* _Task statement_
Using the records that follow, reproduce exactly the lines starting at the line containing "Output the Python" and ending at the line containing "import pandas as pd". Include both end lines and no pictures.

* _Data provided_

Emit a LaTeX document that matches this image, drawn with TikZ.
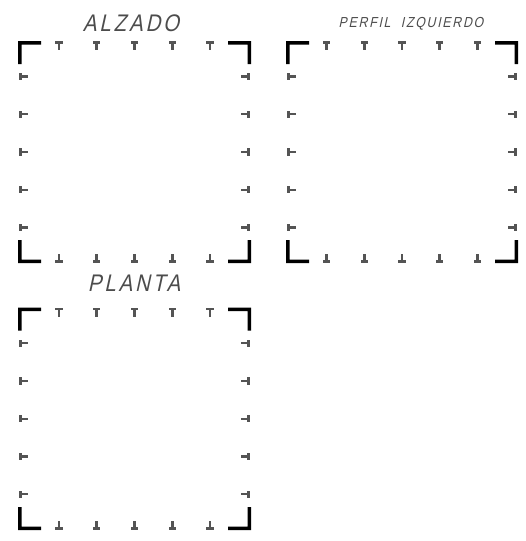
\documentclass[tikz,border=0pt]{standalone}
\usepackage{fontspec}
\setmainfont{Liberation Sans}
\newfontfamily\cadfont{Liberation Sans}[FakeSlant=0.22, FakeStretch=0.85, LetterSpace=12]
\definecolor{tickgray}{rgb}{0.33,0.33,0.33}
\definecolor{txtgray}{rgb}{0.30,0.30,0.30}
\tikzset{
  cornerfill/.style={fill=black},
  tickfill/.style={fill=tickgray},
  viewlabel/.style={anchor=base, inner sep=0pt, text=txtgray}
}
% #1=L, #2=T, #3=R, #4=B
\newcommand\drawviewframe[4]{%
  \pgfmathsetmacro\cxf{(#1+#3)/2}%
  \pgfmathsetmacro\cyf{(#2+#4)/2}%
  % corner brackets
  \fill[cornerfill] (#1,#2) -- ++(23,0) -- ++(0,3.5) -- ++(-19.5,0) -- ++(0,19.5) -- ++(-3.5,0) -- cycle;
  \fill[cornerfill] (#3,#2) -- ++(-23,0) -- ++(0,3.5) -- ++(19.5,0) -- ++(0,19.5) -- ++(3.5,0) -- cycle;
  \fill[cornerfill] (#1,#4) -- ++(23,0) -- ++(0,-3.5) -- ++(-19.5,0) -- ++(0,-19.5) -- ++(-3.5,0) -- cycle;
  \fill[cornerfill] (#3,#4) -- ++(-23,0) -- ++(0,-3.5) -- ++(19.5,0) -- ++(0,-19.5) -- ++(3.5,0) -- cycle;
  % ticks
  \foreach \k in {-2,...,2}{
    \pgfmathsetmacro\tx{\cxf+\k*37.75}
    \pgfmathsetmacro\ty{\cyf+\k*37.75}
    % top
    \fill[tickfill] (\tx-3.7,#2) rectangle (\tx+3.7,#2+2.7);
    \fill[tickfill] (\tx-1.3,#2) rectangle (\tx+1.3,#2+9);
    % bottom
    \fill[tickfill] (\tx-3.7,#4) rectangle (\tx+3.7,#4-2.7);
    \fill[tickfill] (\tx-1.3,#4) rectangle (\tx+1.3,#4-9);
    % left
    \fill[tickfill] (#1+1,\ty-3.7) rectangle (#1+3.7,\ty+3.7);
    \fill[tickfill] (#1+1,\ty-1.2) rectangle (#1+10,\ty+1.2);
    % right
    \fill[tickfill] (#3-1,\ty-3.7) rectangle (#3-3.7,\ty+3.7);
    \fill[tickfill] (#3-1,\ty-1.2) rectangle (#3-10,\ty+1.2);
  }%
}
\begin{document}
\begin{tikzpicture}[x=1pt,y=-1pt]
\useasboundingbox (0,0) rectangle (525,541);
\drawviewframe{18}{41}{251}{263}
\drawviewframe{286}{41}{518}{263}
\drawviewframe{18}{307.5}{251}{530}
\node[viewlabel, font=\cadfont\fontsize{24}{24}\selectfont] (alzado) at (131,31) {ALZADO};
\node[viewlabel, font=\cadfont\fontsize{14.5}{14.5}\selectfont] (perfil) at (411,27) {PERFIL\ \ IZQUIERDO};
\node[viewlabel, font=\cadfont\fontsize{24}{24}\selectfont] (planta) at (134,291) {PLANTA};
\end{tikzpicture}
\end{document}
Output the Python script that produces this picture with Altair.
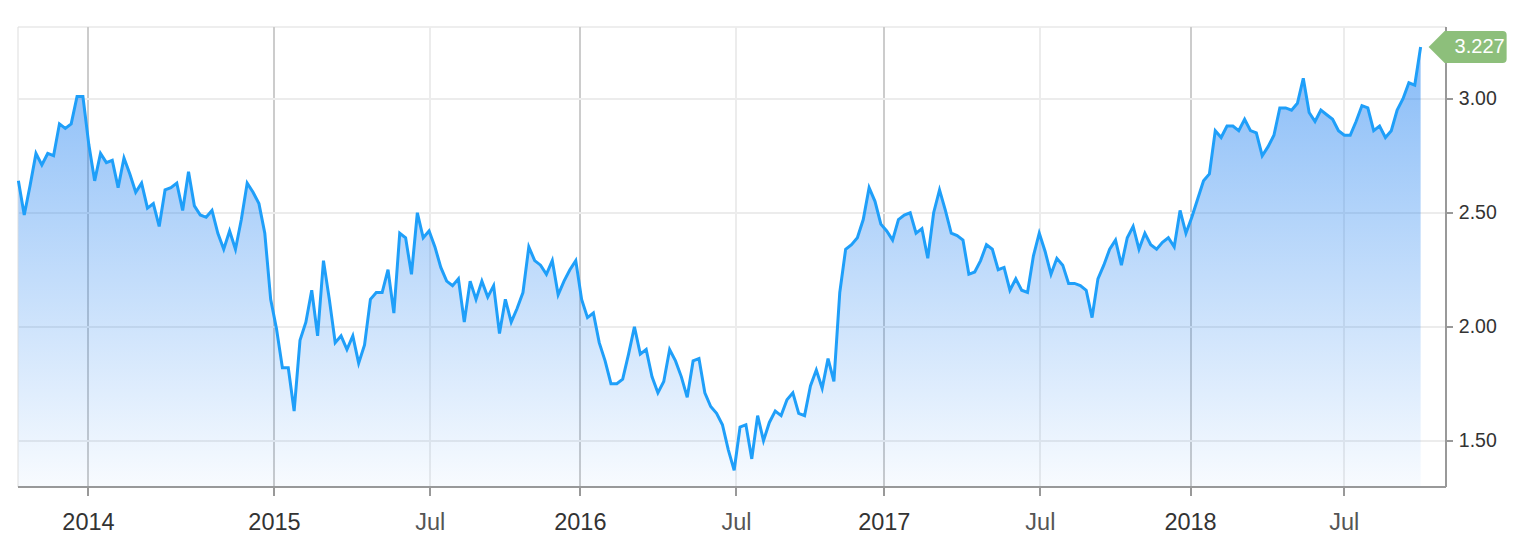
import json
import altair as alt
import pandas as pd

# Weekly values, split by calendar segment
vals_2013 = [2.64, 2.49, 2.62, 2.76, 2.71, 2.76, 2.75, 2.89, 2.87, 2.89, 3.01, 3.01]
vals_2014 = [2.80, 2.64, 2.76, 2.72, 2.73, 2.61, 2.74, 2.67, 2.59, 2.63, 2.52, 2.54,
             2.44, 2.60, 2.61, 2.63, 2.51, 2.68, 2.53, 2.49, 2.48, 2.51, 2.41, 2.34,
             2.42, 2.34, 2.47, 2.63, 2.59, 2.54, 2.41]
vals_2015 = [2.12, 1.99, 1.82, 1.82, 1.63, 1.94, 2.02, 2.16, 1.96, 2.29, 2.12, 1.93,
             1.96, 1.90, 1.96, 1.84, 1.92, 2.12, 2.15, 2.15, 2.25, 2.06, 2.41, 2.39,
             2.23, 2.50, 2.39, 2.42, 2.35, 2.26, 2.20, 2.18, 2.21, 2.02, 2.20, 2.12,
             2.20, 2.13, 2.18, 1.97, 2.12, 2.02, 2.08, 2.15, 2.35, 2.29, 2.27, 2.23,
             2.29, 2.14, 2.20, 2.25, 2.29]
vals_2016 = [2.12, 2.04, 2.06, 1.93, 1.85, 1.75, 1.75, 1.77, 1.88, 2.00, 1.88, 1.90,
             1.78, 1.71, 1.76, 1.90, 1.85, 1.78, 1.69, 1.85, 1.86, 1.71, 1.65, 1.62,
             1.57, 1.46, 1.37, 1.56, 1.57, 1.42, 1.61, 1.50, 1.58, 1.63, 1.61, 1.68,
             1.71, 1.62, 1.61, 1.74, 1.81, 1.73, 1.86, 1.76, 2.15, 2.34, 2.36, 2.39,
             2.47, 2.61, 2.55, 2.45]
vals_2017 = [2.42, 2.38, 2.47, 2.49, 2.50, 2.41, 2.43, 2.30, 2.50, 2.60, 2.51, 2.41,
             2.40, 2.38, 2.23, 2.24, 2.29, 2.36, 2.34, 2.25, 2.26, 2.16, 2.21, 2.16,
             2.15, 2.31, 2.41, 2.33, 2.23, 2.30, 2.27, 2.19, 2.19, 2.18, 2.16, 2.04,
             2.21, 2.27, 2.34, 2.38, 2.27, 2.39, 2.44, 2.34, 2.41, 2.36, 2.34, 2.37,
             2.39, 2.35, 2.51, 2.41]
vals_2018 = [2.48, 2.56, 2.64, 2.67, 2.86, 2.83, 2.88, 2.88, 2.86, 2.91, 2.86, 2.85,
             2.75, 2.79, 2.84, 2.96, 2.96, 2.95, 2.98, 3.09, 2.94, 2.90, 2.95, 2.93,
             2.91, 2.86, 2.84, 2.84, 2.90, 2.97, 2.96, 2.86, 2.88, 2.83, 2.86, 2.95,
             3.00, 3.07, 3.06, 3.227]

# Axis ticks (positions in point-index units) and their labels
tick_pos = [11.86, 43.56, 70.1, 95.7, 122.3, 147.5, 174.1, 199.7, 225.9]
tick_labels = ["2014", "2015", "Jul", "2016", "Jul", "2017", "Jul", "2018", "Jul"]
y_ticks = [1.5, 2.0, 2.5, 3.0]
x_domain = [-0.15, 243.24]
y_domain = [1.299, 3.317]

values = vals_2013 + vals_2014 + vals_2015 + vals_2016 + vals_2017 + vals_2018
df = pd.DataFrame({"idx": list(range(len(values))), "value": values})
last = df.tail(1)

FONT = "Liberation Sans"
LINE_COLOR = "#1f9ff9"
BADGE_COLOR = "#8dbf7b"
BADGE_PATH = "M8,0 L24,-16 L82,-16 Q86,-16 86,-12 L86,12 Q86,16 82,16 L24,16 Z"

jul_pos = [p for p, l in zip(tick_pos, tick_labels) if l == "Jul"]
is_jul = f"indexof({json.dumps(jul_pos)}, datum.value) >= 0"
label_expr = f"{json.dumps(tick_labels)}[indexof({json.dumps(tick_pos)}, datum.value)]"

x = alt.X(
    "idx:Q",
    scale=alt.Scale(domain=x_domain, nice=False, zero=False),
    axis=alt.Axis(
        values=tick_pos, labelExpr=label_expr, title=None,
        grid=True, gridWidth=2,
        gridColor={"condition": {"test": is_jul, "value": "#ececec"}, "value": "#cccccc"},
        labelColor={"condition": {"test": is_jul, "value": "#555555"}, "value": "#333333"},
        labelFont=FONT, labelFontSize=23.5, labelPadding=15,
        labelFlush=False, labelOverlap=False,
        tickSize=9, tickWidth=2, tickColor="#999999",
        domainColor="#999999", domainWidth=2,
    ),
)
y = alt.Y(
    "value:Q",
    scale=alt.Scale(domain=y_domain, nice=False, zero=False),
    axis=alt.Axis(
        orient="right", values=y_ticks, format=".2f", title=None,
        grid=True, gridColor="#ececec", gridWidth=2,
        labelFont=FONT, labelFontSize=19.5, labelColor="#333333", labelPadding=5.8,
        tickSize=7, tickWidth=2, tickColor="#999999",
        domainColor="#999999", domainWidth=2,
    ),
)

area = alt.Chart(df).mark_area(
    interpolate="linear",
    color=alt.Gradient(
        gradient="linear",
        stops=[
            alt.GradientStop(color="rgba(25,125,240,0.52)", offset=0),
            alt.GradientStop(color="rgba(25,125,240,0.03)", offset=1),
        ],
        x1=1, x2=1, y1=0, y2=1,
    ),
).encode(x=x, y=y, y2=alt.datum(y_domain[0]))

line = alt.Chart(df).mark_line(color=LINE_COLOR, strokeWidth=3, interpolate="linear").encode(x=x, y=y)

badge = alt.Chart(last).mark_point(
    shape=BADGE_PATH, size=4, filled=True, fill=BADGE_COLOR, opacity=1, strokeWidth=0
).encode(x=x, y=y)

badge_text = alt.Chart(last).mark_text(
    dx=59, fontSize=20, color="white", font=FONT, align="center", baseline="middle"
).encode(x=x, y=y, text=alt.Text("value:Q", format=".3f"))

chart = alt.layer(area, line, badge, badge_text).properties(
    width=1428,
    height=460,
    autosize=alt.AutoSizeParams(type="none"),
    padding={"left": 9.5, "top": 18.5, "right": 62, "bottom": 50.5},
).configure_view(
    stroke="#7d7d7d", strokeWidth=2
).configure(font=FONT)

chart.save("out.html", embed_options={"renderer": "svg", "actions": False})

* _Result for this exercise_
Output the Python script that produces this picture with Altair.
import json
import altair as alt
import pandas as pd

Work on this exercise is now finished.